NAME
Unicode::Util - Unicode-aware versions of built-in Perl functions
VERSION
This document describes Unicode::Util version 0.02.
SYNOPSIS
use Unicode::Util qw( graph_length code_length byte_length );
# grapheme cluster ю́: Cyrillic small letter yu + combining acute accent
my $grapheme = "\x{44E}\x{301}";
say graph_length($grapheme); # 1
say code_length($grapheme); # 2
say byte_length($grapheme); # 4
DESCRIPTION
This module provides additional versions of Perl’s built-in functions, tailored to work on three different units:
graph: Unicode extended grapheme clusters (graphemes)
code: Unicode codepoints
byte: 8-bit bytes (octets)
This is an early release and this module is likely to have major revisions. Only the length-functions are currently implemented. See the "TODO" section for planned future additions.
FUNCTIONS
- graph_length($string)
-
Returns the length in graphemes of the given string. This is likely the number of “characters” that many people would count on a printed string, plus non-printing characters.
- code_length($string)
-
Returns the length in codepoints of the given string.

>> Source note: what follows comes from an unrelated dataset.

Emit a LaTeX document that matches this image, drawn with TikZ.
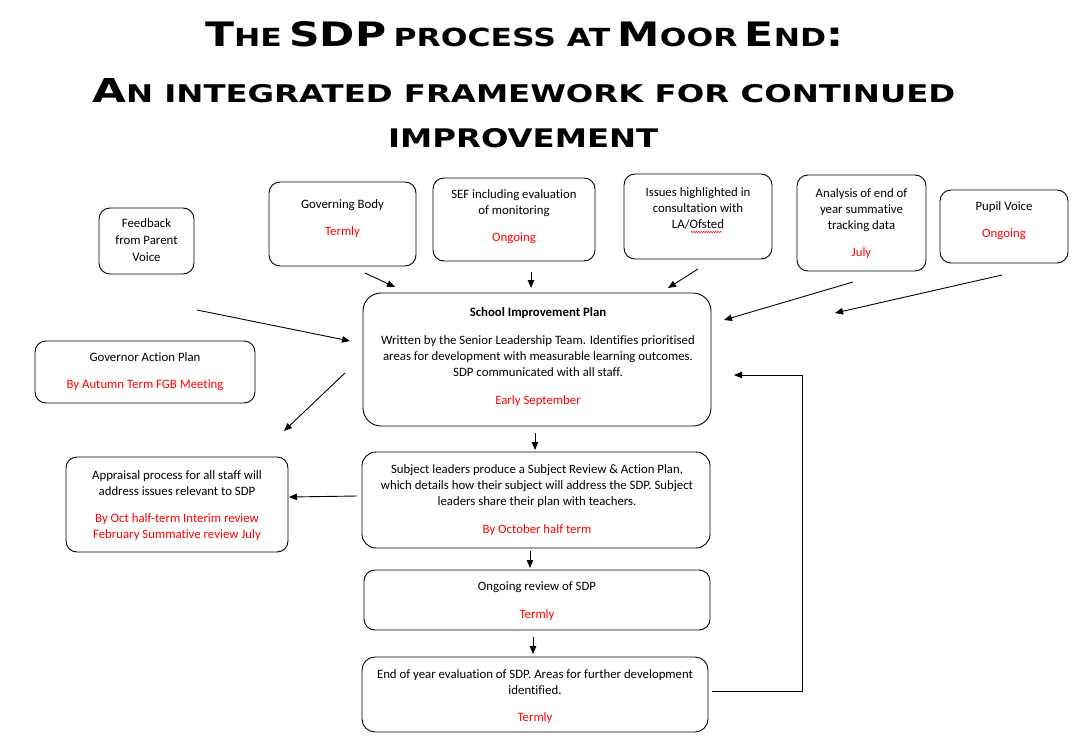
\documentclass[tikz,border=0pt]{standalone}
\usepackage{fontspec}
\usepackage{graphicx}
\setmainfont{Carlito}[Ligatures=NoCommon]
\newfontfamily\titlefont{DejaVu Sans}
\usetikzlibrary{arrows.meta,decorations.pathmorphing}
\definecolor{redtxt}{RGB}{255,0,0}
\newcommand\bigc[1]{{\fontsize{20}{24}\selectfont #1}}
\newcommand\smc[1]{{\fontsize{14.8}{18}\selectfont #1}}
\newcommand\rd[1]{\textcolor{redtxt}{#1}}
\begin{document}
\begin{tikzpicture}[x=1pt,y=-1pt,
  box/.style={draw=black, line width=0.9pt, rounded corners=11pt, inner sep=0pt},
  txt/.style={align=center, inner sep=0pt, anchor=north, font=\fontsize{12.8}{16}\selectfont},
  conn/.style={line width=0.9pt, -{Triangle[length=8pt,width=6.5pt]}},
  ttl/.style={inner sep=0pt, anchor=base west}]
\useasboundingbox[fill=white] (0,0) rectangle (1075,741);

% title
\node[ttl] (t1) at (205,46.7) {\resizebox{638pt}{25pt}{\titlefont\bfseries\bigc{T}\smc{HE} \bigc{SDP} \smc{PROCESS AT} \bigc{M}\smc{OOR} \bigc{E}\smc{ND}\bigc{:}}};
\node[ttl] (t2) at (92,102.3) {\resizebox{863pt}{24pt}{\titlefont\bfseries\bigc{A}\smc{N INTEGRATED FRAMEWORK FOR CONTINUED}}};
\node[ttl] (t3) at (388,147.3) {\resizebox{270pt}{19pt}{\titlefont\bfseries\smc{IMPROVEMENT}}};

% boxes
\node[box, minimum width=95pt,  minimum height=66pt]  (fb)  at (146.5,241) {};
\node[box, minimum width=147pt, minimum height=84pt]  (gov) at (342.5,224) {};
\node[box, minimum width=162pt, minimum height=83pt]  (sef) at (514,219.5) {};
\node[box, minimum width=148pt, minimum height=85pt]  (iss) at (698,216.5) {};
\node[box, minimum width=129pt, minimum height=96pt]  (ana) at (861.5,223) {};
\node[box, minimum width=128pt, minimum height=73pt]  (pup) at (1004,226.5) {};
\node[box, minimum width=220pt, minimum height=62pt]  (gap) at (145,372) {};
\node[box, minimum width=348pt, minimum height=133pt, rounded corners=18pt] (sip) at (537,359.5) {};
\node[box, minimum width=222pt, minimum height=95pt]  (app) at (177,504.5) {};
\node[box, minimum width=348pt, minimum height=96pt, rounded corners=14pt]  (sub) at (536,500) {};
\node[box, minimum width=346pt, minimum height=60pt]  (ong) at (537,600) {};
\node[box, minimum width=346pt, minimum height=75pt, rounded corners=13pt]  (eoy) at (535,694.5) {};

% texts
\node[txt] (fb-t)  at (146.5,218.8) {Feedback\\[1pt]from Parent\\[1pt]Voice};
\node[txt] (gov-t) at (342.5,199.8) {Governing Body\\[11pt]\rd{Termly}};
\node[txt] (sef-t) at (514,189.8) {SEF including evaluation\\of monitoring\\[11pt]\rd{Ongoing}};
\node[txt] (iss-t) at (698,187.8) {Issues highlighted in\\consultation with\\LA/Ofsted};
\node[txt] (ana-t) at (861.5,188.8) {Analysis of end of\\year summative\\tracking data\\[11pt]\rd{July}};
\node[txt] (pup-t) at (1004,201.8) {Pupil Voice\\[11pt]\rd{Ongoing}};
\node[txt] (gap-t) at (145,352.8) {Governor Action Plan\\[11pt]\rd{By Autumn Term FGB Meeting}};
\node[txt] (sip-t) at (538,307.8) {\textbf{School Improvement Plan}\\[12pt]Written by the Senior Leadership Team. Identifies prioritised\\areas for development with measurable learning outcomes.\\SDP communicated with all staff.\\[12pt]\rd{Early September}};
\node[txt] (app-t) at (177,470.8) {Appraisal process for all staff will\\address issues relevant to SDP\\[11pt]\rd{By Oct half-term Interim review}\\\rd{February Summative review July}};
\node[txt] (sub-t) at (537,464.8) {Subject leaders produce a Subject Review \& Action Plan,\\which details how their subject will address the SDP. Subject\\leaders share their plan with teachers.\\[12pt]\rd{By October half term}};
\node[txt] (ong-t) at (537,581.8) {Ongoing review of SDP\\[12pt]\rd{Termly}};
\node[txt] (eoy-t) at (535,669.8) {End of year evaluation of SDP. Areas for further development\\identified.\\[11pt]\rd{Termly}};

% spell-check underline
\draw[redtxt, line width=0.5pt, decorate, decoration={snake, amplitude=0.7pt, segment length=2.4pt}] (691,232) -- (722,232);

% arrow end points
\coordinate (a1s) at (365,273);  \coordinate (a1e) at (395,287);
\coordinate (a2s) at (531,272);  \coordinate (a2e) at (531,288);
\coordinate (a3s) at (698,269);  \coordinate (a3e) at (668,288);
\coordinate (a4s) at (853,282);  \coordinate (a4e) at (724,320);
\coordinate (a5s) at (1002,275); \coordinate (a5e) at (835,313);
\coordinate (a6s) at (197,310);  \coordinate (a6e) at (350,341);
\coordinate (a7s) at (345,373);  \coordinate (a7e) at (284,431);
\coordinate (a8s) at (535,433);  \coordinate (a8e) at (535,450);
\coordinate (a9s) at (357,496);  \coordinate (a9e) at (289,497);
\coordinate (a10s) at (530,551); \coordinate (a10e) at (530,568);
\coordinate (a11s) at (533,637); \coordinate (a11e) at (533,654);
\coordinate (l1) at (712,691); \coordinate (l2) at (802,691);
\coordinate (l3) at (802,375); \coordinate (l4) at (734,375);

\draw[conn] (a1s) -- (a1e);
\draw[conn] (a2s) -- (a2e);
\draw[conn] (a3s) -- (a3e);
\draw[conn] (a4s) -- (a4e);
\draw[conn] (a5s) -- (a5e);
\draw[conn] (a6s) -- (a6e);
\draw[conn] (a7s) -- (a7e);
\draw[conn] (a8s) -- (a8e);
\draw[conn] (a9s) -- (a9e);
\draw[conn] (a10s) -- (a10e);
\draw[conn] (a11s) -- (a11e);
\draw[conn] (l1) -- (l2) -- (l3) -- (l4);
\end{tikzpicture}
\end{document}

This is likely the number of “characters” that many programmers and programming languages would count in a string.
- byte_length($string)
-
Returns the length in bytes of the given string encoded as UTF-8. This is the number of bytes that many computers would count when storing a string.
- graph_chop($string)
-
Chops off the last grapheme of the given string and returns the grapheme chopped.
- code_chop($string)
-
Chops off the last codepoint of the given string and returns the codepoint chopped.
TODO
Evaluate the following core Perl functions and operators for the potential addition to this module.
reverse, split, substr, index, rindex, eq, ne, lt, gt, le, ge, cmp
SEE ALSO
The length-functions are based on methods provided by Perl6::Str.
AUTHOR
Nick Patch <patch@cpan.org>
COPYRIGHT AND LICENSE
© 2011–2012 Nick Patch
This library is free software; you can redistribute it and/or modify it under the same terms as Perl itself.